Despite it being another extremely talky episode of perhaps the talkiest show of the season, this is honestly all very fascinating and exhilarating to me. Your mileage may vary, but watching Kotoko do her thing is freaking awesome. Not only that, her first solution not holding up long was already folded into her calculations. She has three additional doubt-creating amendments to her proposed bill, so she’s feeling very confident about a legislative upset.

In / Spectre – 08 – The Curious Case of Sakuragawa Rikka

No sooner is Kuro’s mysterious cousin retroactively introduced as his “one true love” is the frail yet hauntingly beautiful Rikka revealed to be not only a fellow mermaid/kudan flesh-eater like Kurou (explaining why she’s his type), but the very mastermind behind the Steel Lady Nanase monster of imagination. Karin’s older sister was a red herring, while Karin herself was only a loose template upon which Rikka crafted a powerful urban legend.

Surprisingly—and yet not—Kotoko knew this all along, but coyly kept it from any part of the audience who didn’t suspect Rikka as soon as she was mentioned, not to mention from Saki. Kurou also knew it, which is the main reason he arrived to take the Steel Lady on (not exclusively because Kotoko summoned him).

As for how she knew, Kotoko recognized Rikka’s style in the illustration of Steel Lady Nanase that adorns the website, and which is key to creating a strong and consistent image grafted to existing rumors about the idol Karin’s ghost.

Once a goblin cat informs her that the Steel Lady has reappeared, Kotoko, Kurou, and Saki head to her location. There, Kurou will fight her, all night and dying several times in the process if necessary, as Kotoko works her logically fictitious magic in the car. Kotoko remarks that she’d rather not see her boyfriend die over and over, but this is the best way to keep Nanase from hurting anyone else.

As for why Rikka is doing this, Kotoko believes it’s so she can refine and expand her inherited kudan abilities. As Kurou mentioned, reading the future is an imperfect art, but Rikka is attempting to make her ability as perfect as possible, and is apparently obsessed enough in that venture to overlook the occasional murder.

Kotoko closes the episode with a wonderful analogy, likening her impending duel with Rikka as the start of a committee to discuss a proposed bill in parliament.
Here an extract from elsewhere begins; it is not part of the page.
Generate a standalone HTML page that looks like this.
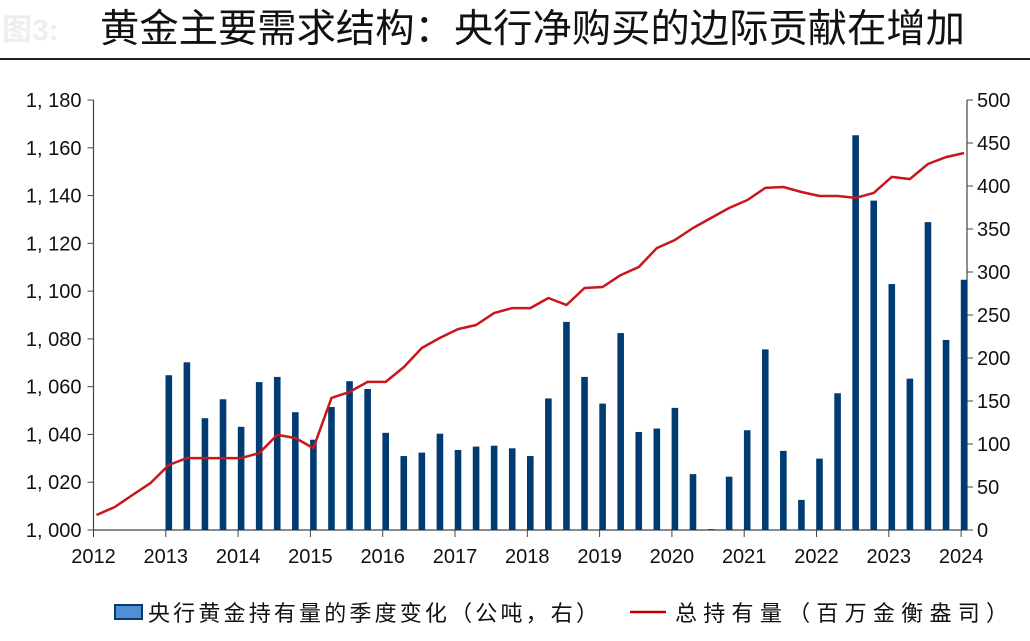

It’s a deliciously wonky yet apt analogy. Rikka has a powerful, seemingly insurmountable majority with her captivating Steel Lady story and its accompanying imagery.

But here’s where things differ from government: among the “voters”—the tens of thousands who visit the site and contribute to the forums—there are no coalitions, nor alliances. Not only that, the masses aren’t explicitly aware they’re voting for anything; they’re simply going to believe the most compelling story. If Kotoko can convince them Steel Lady Nanase isn’t real, she can steel the votes and the majority, and sap her of her power.